▶ **Task brief**
Without the pictures, print the lines running from the beginning of the material to the line containing "ax.yaxis.label.set_y(0.53)", both ends included.

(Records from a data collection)
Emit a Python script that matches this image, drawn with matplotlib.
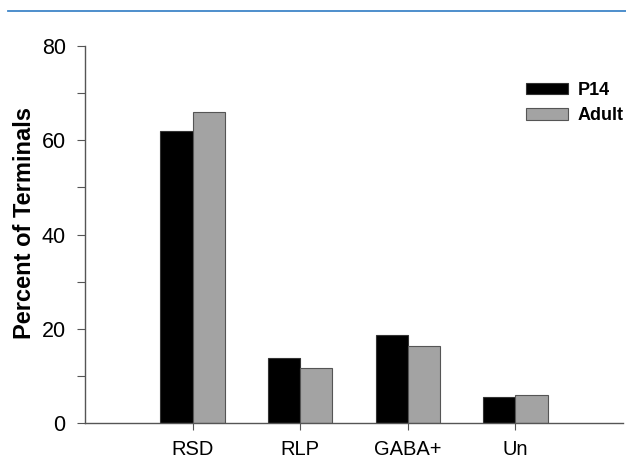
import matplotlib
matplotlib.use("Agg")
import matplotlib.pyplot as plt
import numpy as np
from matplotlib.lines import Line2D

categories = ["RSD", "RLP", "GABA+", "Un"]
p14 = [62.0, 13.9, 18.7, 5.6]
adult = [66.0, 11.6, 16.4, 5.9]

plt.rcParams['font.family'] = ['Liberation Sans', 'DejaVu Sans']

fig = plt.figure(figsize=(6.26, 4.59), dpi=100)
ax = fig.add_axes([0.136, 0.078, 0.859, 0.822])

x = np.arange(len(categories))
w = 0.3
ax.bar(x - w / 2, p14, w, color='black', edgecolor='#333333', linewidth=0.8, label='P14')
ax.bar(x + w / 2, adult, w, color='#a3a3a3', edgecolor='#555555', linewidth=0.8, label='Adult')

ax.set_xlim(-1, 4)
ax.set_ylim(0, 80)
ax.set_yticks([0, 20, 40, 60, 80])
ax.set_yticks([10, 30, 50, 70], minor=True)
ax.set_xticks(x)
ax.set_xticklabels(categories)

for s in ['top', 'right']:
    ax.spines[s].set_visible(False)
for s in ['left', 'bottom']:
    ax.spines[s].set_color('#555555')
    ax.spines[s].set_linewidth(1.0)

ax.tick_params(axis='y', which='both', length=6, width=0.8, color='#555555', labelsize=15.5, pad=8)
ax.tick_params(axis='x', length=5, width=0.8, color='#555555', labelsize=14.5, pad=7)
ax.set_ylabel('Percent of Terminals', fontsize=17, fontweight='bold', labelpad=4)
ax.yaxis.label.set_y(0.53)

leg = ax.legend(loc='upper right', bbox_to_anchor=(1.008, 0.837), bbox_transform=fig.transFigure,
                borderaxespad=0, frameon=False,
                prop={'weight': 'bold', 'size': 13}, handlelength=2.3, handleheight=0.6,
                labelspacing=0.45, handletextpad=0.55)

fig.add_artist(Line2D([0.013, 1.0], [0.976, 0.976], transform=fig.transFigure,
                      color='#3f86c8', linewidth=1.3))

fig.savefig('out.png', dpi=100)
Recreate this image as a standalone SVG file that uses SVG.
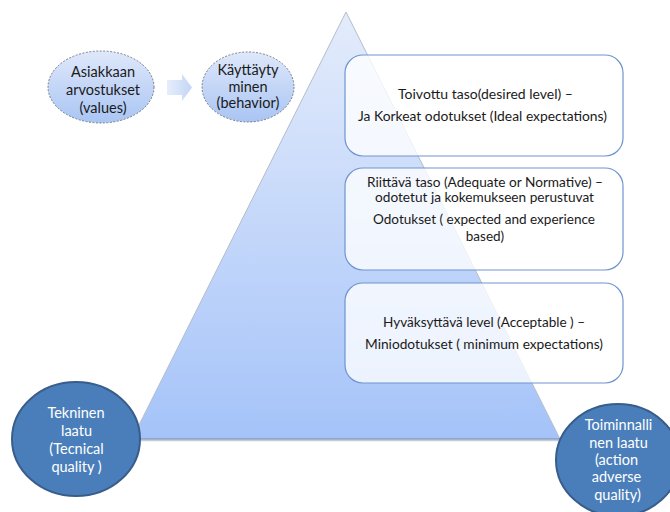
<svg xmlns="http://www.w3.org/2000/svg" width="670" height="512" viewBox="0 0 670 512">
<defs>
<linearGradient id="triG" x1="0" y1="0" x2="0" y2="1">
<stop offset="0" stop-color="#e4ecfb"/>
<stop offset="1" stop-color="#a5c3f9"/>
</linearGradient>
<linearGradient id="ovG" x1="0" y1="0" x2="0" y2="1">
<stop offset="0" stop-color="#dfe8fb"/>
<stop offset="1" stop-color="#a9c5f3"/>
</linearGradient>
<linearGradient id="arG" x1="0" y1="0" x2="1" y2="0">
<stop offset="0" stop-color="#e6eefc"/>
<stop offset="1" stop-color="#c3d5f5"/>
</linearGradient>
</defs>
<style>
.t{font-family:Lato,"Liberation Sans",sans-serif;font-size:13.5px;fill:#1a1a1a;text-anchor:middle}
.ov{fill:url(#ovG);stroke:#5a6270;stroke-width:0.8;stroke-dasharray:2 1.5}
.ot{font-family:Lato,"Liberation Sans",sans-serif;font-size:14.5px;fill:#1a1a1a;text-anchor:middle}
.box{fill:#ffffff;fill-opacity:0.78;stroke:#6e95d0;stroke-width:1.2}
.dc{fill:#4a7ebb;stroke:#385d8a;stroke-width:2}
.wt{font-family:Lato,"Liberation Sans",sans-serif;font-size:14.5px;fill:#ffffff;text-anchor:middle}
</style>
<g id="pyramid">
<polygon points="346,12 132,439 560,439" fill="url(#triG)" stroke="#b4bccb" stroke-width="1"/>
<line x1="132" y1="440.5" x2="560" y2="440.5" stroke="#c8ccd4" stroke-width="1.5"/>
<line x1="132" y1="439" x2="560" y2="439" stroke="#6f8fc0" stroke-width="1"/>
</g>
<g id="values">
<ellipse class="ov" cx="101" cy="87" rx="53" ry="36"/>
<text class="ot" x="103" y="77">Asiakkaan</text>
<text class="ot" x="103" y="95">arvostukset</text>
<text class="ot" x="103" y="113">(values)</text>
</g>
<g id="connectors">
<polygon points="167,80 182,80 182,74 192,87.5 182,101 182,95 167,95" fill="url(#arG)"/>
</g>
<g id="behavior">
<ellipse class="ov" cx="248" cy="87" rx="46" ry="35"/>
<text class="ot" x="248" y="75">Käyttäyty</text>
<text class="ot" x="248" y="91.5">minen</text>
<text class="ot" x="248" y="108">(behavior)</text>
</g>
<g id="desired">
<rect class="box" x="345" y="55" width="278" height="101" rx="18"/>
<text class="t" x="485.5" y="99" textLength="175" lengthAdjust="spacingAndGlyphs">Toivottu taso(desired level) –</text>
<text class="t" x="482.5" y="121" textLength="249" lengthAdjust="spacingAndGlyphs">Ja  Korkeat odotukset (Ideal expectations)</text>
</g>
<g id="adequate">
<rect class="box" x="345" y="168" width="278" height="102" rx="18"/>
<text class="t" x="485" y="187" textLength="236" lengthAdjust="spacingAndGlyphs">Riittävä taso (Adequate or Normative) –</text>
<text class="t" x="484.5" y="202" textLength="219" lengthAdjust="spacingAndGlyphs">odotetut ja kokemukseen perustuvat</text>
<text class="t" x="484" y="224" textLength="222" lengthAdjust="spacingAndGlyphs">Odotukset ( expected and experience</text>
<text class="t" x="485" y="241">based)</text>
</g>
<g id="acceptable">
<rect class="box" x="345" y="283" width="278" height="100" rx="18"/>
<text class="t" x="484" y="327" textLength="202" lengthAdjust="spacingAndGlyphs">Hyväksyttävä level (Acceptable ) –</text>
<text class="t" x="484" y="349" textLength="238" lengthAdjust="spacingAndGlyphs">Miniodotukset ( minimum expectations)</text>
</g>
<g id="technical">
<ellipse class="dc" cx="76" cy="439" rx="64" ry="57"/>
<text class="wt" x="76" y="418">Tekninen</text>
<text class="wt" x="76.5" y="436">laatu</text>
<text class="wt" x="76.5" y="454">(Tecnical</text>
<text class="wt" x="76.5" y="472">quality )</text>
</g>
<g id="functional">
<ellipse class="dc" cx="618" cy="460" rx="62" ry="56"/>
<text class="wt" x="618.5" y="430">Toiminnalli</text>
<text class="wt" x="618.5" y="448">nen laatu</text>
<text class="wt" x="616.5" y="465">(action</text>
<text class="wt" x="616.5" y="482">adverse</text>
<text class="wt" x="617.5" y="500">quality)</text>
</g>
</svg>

▶ **Solution**
Emit a Python script that matches this image, drawn with matplotlib.
import matplotlib
matplotlib.use("Agg")
import matplotlib.pyplot as plt
import numpy as np
from matplotlib.lines import Line2D

categories = ["RSD", "RLP", "GABA+", "Un"]
p14 = [62.0, 13.9, 18.7, 5.6]
adult = [66.0, 11.6, 16.4, 5.9]

plt.rcParams['font.family'] = ['Liberation Sans', 'DejaVu Sans']

fig = plt.figure(figsize=(6.26, 4.59), dpi=100)
ax = fig.add_axes([0.136, 0.078, 0.859, 0.822])

x = np.arange(len(categories))
w = 0.3
ax.bar(x - w / 2, p14, w, color='black', edgecolor='#333333', linewidth=0.8, label='P14')
ax.bar(x + w / 2, adult, w, color='#a3a3a3', edgecolor='#555555', linewidth=0.8, label='Adult')

ax.set_xlim(-1, 4)
ax.set_ylim(0, 80)
ax.set_yticks([0, 20, 40, 60, 80])
ax.set_yticks([10, 30, 50, 70], minor=True)
ax.set_xticks(x)
ax.set_xticklabels(categories)

for s in ['top', 'right']:
    ax.spines[s].set_visible(False)
for s in ['left', 'bottom']:
    ax.spines[s].set_color('#555555')
    ax.spines[s].set_linewidth(1.0)

ax.tick_params(axis='y', which='both', length=6, width=0.8, color='#555555', labelsize=15.5, pad=8)
ax.tick_params(axis='x', length=5, width=0.8, color='#555555', labelsize=14.5, pad=7)
ax.set_ylabel('Percent of Terminals', fontsize=17, fontweight='bold', labelpad=4)
ax.yaxis.label.set_y(0.53)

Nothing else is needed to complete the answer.